It does illustrate for me one of the most important things about agile or adopting any new idea which is that – sorry I got the light in my eye there. That we tend to overdrive change initiatives and we flood people and we try to boil the ocean and we end up failing and here is this chap who was very fast at driving and he says don’t overdrive, just go a little slower! I find that very useful video to show people cause they can reflect on it when they see someone from a completely different world describing their problem and how to avoid it.

Now here’s a little story – this is a story when I tell a story about someone telling a story. You’re about to be treated to the world famous buffalo story but first, let me just set this up.

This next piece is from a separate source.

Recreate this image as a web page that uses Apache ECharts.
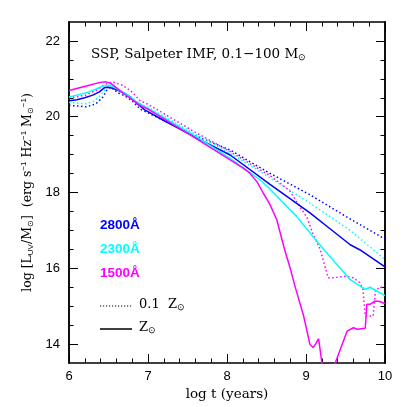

Couple of years ago I got a request from our CIO to go and have a look at a support team, 16 people mixed rows working on code fixing, real life bugs and they had 120 that were really top priority and the CIO had promised he’d get rid of them by the end of the year which was there and we had to increase their capacity by 30%. Ask me to have a look and see if there’s anything I can do to help them out. So I went around and talked to their manager whose name was Elaine. She showed me around and took me to their board which is really handy. She just showed all the work there and I had a look at the board and there was something missing, it was a test board around the other side. So that’s the whole team’s work process but one of the most important bits of it was hidden from view. When you looked at it, I knew instantly what was wrong, that we didn’t have enough test resource relative to the upstream processes. So they were working faster than these guys and they were getting a big pileup of stuff there. I know it to be true cause she picked up one of those and said the developers worked on this a year ago and it’s been sitting in this pile, waiting ever since.

So I went away and I just got some numbers there, rough numbers and we just confirmed the capacity and the number they could do each month was just clear that test was the bottleneck in this whole process and if we could bump our test capacity by 20% then the whole team would get 20% more work through. Does that make sense? More or less? Good! So sat in the meeting room with 16 people and the manager and I explained this stuff, and they all looked at me going ok, yeah. Clearly didn’t feel like it was their problem so I asked them have I told you about the buffalo? Now where I work there’s a policy that if I ask someone that and you’re in a group, the correct answer is just to say yes. Cause I’ve heard it so many times but these guys were fresh meat [laughing]. This didn’t actually happen in Cheers, it was just one of those email things that went around but it’s quite a good story and it goes like this. Can you all read it in the back? I will let you read it and you should go cool animation!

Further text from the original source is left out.